Mendag Pertanyakan Kebenaran Data Stok Jagung Jutaan Ton Dari Kementan
Menteri Perdagangan (Mendag) Muhammad Lutfi mempertanyakan kebenaran stok jagung untuk pakan ternak yang disebutkan Kementerian Pertanian (Kementan). Pasalnya, data di lapangan menunjukan stok jagung jauh dari angka yang disebut Kementan.
“Kalau kita punya stok, gak mungkin harganya meroket seperti ini. Jangankan ngomong jutaan, 7.000 untuk kebutuhan satu bulan di Blitar aja gak ada,” kata Lutfi dalam Rapat Kerja dengan DPR RI, Selasa (21/9).
Harga jagung untuk pakan ternak meroket melebihi Harga Acuan Pembelian (HAP) yang ditetapkan pemerintah Rp 4.500 per kilogram. Harga jagung di pasaran mencapai Rp 5.500 – Rp. 6.000 per kilogram.
Pada hari Senin (20/9), Wakil Menteri Pertanian Harvick Hasnul Qolbi mengklaim pasokan jagung mencapai 2,37 juta ton.
Lutfi menegaskan dirinya sudah memprediksi soal kenaikan harga jagung dikarenakan adanya kenaikan harga komoditas lainnya , seperti kedelai. Namun berbeda dengan jagung, menurutnya meski mengalami kenaikan harga, pasokan kedelai tidak pernah mengalami kekurangan.
“Kalau benar ada barangnya, tidak mungkin hari ini loncat sampai ke Rp 6.100. Ini masalah suplai dan demand. Saya perkirakan akan jauh lebih seram lagi bulan depan karena sekarang itu masa tanam kan, paceklik,” ujar Mantan Kepala Badan Koordinasi Penanaman Modal (BKPM) tersebut.
Dalam upaya menurunkan harga, Lutfi mengatakan sudah menulis surat kepada Menteri Koordinator Perekonomian untuk mensubsidi ketersediaan jagung pakan ternak, baik yang berasal dari dalam negeri maupun impor.
Sebelumnya, Qolbi mengklaim pasokan jagung untuk pakan ternak cukup dan stabil. Ia mengatakan kenaikan harga jagung bukan disebabkan oleh kurangnya stok.
"Stok buffer kami cukup, bahkan lebih untuk tahun ini," kata Harvick dilansir dari Antara, Selasa (21/9).
Data Kementan mencatat stok ada 2,37 juta ton. Jumlah ini tersebar di Gabungan Perusahaan Makanan Ternak (GPMT) sebanyak 722 ribu ton. Lalu, di pengepul 744 ribu ton, di agen 423 ribu ton, dan sisanya di usaha lain sampai eceran ke rumah tangga.

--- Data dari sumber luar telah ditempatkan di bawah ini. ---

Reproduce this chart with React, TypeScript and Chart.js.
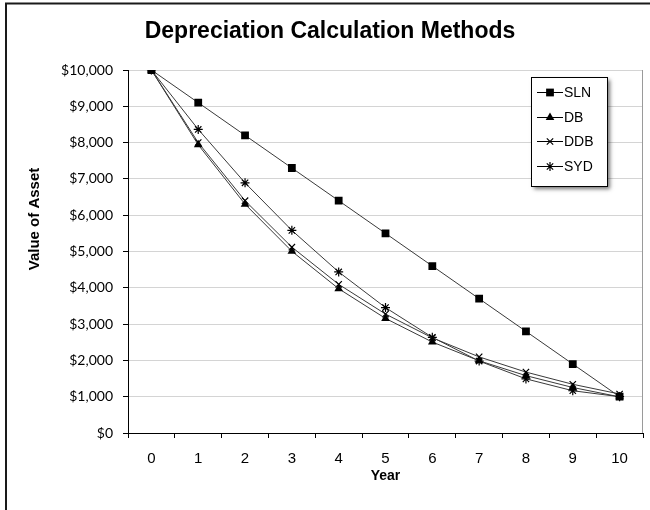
import React, { useEffect, useRef } from 'react';
import { Chart, registerables } from 'chart.js';

Chart.register(...registerables);

const years = ['0', '1', '2', '3', '4', '5', '6', '7', '8', '9', '10'];
const slnValues = [10000, 9100, 8200, 7300, 6400, 5500, 4600, 3700, 2800, 1900, 1000];
const dbValues = [10000, 7940, 6304, 5006, 3975, 3156, 2506, 1990, 1580, 1254, 996];
const ddbValues = [10000, 8000, 6400, 5120, 4096, 3277, 2621, 2097, 1678, 1342, 1074];
const sydValues = [10000, 8364, 6891, 5582, 4436, 3455, 2636, 1982, 1491, 1164, 1000];
const seriesNames = ['SLN', 'DB', 'DDB', 'SYD'];
const titleText = 'Depreciation Calculation Methods';
const yTitleText = 'Value of Asset';
const xTitleText = 'Year';

const LINE_COLOR = '#3a3a3a';
const styles = ['rect', 'triangle', 'crossRot', 'star'];
const radii = [5.5, 5, 4.5, 4.5];

function drawMarker(ctx: CanvasRenderingContext2D, style: string, x: number, y: number, r: number) {
  ctx.save();
  ctx.fillStyle = '#000';
  ctx.strokeStyle = '#000';
  ctx.lineWidth = 1.2;
  ctx.beginPath();
  if (style === 'rect') {
    const s = r * Math.SQRT1_2;
    ctx.rect(x - s, y - s, 2 * s, 2 * s);
    ctx.fill();
  } else if (style === 'triangle') {
    for (let i = 0; i < 3; i++) {
      const a = -Math.PI / 2 + (i * 2 * Math.PI) / 3;
      const px = x + Math.cos(a) * r;
      const py = y + Math.sin(a) * r;
      if (i === 0) ctx.moveTo(px, py);
      else ctx.lineTo(px, py);
    }
    ctx.closePath();
    ctx.fill();
  } else if (style === 'crossRot') {
    const d = r * Math.SQRT1_2;
    ctx.moveTo(x - d, y - d);
    ctx.lineTo(x + d, y + d);
    ctx.moveTo(x - d, y + d);
    ctx.lineTo(x + d, y - d);
    ctx.stroke();
  } else {
    const d = r * Math.SQRT1_2;
    ctx.moveTo(x - d, y - d);
    ctx.lineTo(x + d, y + d);
    ctx.moveTo(x - d, y + d);
    ctx.lineTo(x + d, y - d);
    ctx.moveTo(x, y - r);
    ctx.lineTo(x, y + r);
    ctx.stroke();
  }
  ctx.restore();
}

const decorPlugin = {
  id: 'decor',
  beforeDraw(chart: any) {
    const { ctx, width, height } = chart;
    ctx.save();
    ctx.fillStyle = '#fff';
    ctx.fillRect(0, 0, width, height);
    ctx.restore();
  },
  beforeDatasetsDraw(chart: any) {
    const { ctx, chartArea } = chart;
    ctx.save();
    ctx.strokeStyle = '#9a9a9a';
    ctx.lineWidth = 1;
    ctx.beginPath();
    ctx.moveTo(Math.round(chartArea.right) - 0.5, chartArea.top);
    ctx.lineTo(Math.round(chartArea.right) - 0.5, chartArea.bottom);
    ctx.stroke();
    ctx.restore();
  },
  afterDraw(chart: any) {
    const { ctx, width, height } = chart;
    ctx.save();
    // outer border
    ctx.strokeStyle = '#1a1a1a';
    ctx.lineWidth = 2;
    ctx.beginPath();
    ctx.moveTo(6, height);
    ctx.lineTo(6, 3.5);
    ctx.lineTo(width, 3.5);
    ctx.stroke();

    // title
    ctx.fillStyle = '#000';
    ctx.font = 'bold 23px "Liberation Sans", Arial, sans-serif';
    ctx.textAlign = 'center';
    ctx.textBaseline = 'middle';
    ctx.fillText(titleText, 330, 32);

    // y axis title
    ctx.save();
    ctx.translate(35, 219);
    ctx.rotate(-Math.PI / 2);
    ctx.font = 'bold 15px "Liberation Sans", Arial, sans-serif';
    ctx.textAlign = 'center';
    ctx.textBaseline = 'middle';
    ctx.fillText(yTitleText, 0, 0);
    ctx.restore();

    // legend box
    const bx = 531, by = 77, bw = 76, bh = 109;
    ctx.save();
    ctx.shadowColor = 'rgba(0,0,0,0.55)';
    ctx.shadowBlur = 4;
    ctx.shadowOffsetX = 3;
    ctx.shadowOffsetY = 3;
    ctx.fillStyle = '#fff';
    ctx.fillRect(bx, by, bw, bh);
    ctx.restore();
    ctx.strokeStyle = '#000';
    ctx.lineWidth = 1;
    ctx.strokeRect(bx + 0.5, by + 0.5, bw, bh);

    const rowsY = [92, 117, 141, 166];
    ctx.font = '14px "Liberation Sans", Arial, sans-serif';
    ctx.textAlign = 'left';
    ctx.textBaseline = 'middle';
    seriesNames.forEach((name, i) => {
      const y = rowsY[i];
      ctx.strokeStyle = '#000';
      ctx.lineWidth = 1;
      ctx.beginPath();
      ctx.moveTo(537, y + 0.5);
      ctx.lineTo(563, y + 0.5);
      ctx.stroke();
      drawMarker(ctx, styles[i], 550, y + 0.5, radii[i]);
      ctx.fillStyle = '#000';
      ctx.fillText(name, 564, y + 1);
    });
    ctx.restore();
  },
};

export default function App() {
  const ref = useRef<HTMLCanvasElement>(null);

  useEffect(() => {
    document.body.style.margin = '0';
    const allValues = [slnValues, dbValues, ddbValues, sydValues];
    const chart = new Chart(ref.current as HTMLCanvasElement, {
      type: 'line',
      data: {
        labels: years,
        datasets: seriesNames.map((name, i) => ({
          label: name,
          data: allValues[i],
          borderColor: LINE_COLOR,
          borderWidth: 1,
          backgroundColor: '#000',
          pointBackgroundColor: '#000',
          pointBorderColor: '#000',
          pointBorderWidth: i >= 2 ? 1.2 : 0,
          pointStyle: styles[i] as any,
          pointRadius: radii[i],
          tension: 0,
          fill: false,
        })),
      },
      options: {
        responsive: false,
        animation: false,
        layout: { padding: { left: 0, right: 7, top: 70, bottom: 0 } },
        plugins: {
          legend: { display: false },
          title: { display: false },
          tooltip: { enabled: false },
        },
        scales: {
          x: {
            type: 'category',
            offset: true,
            grid: {
              display: true,
              drawOnChartArea: false,
              drawTicks: true,
              tickLength: 5,
              tickColor: '#000',
              offset: true,
            },
            border: { color: '#000', width: 1 },
            ticks: {
              color: '#000',
              padding: 12,
              font: { family: '"Liberation Sans", Arial, sans-serif', size: 15 },
              maxRotation: 0,
            },
            title: {
              display: true,
              text: xTitleText,
              color: '#000',
              font: { family: '"Liberation Sans", Arial, sans-serif', size: 14, weight: 'bold' },
              padding: { top: 0, bottom: 25 },
            },
            afterFit: (scale: any) => {
              scale.height = 77;
            },
          },
          y: {
            min: 0,
            max: 10000,
            grid: {
              color: '#d4d4d4',
              drawTicks: true,
              tickLength: 5,
              tickColor: '#000',
            },
            border: { color: '#000', width: 1 },
            ticks: {
              stepSize: 1000,
              color: '#000',
              padding: 10,
              font: { family: 'Lato, "Open Sans", sans-serif', size: 14 },
              callback: (v: any) => '$' + Number(v).toLocaleString('en-US'),
            },
            title: { display: false },
            afterFit: (scale: any) => {
              scale.width = 128;
            },
          },
        },
      },
      plugins: [decorPlugin],
    });
    return () => chart.destroy();
  }, []);

  return (
    <div style={{ width: 650, height: 510 }}>
      <canvas ref={ref} width={650} height={510} style={{ width: 650, height: 510, display: 'block' }} />
    </div>
  );
}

Lebih lanjut, Harvick mengatakan bahwa penyebab harga jagung tinggi adalah disparitas harga antara harga acuan pembelian (HAP) dari Kementerian Perdagangan dengan harga yang ada di pasaran.
Selain itu, ada ketidaksinkronan antara pengusaha pakan besar dan kecil terhadap peternak rakyat. Sebab, peternak rakyat tengah membengkak biaya produksinya, sehingga tidak bisa menjual telur di atas Harga Pokok Produksi (HPP).
Sementara itu, Direktur Jenderal Tanaman Pangan Kementan Suwandi menambahkan, penyebab lain dari tingginya harga jagung adalah posisi panen jagung yang tidak merata di seluruh daerah Indonesia dan panen terjadi secara musiman dan sebaran waktu panen pun tidak merata.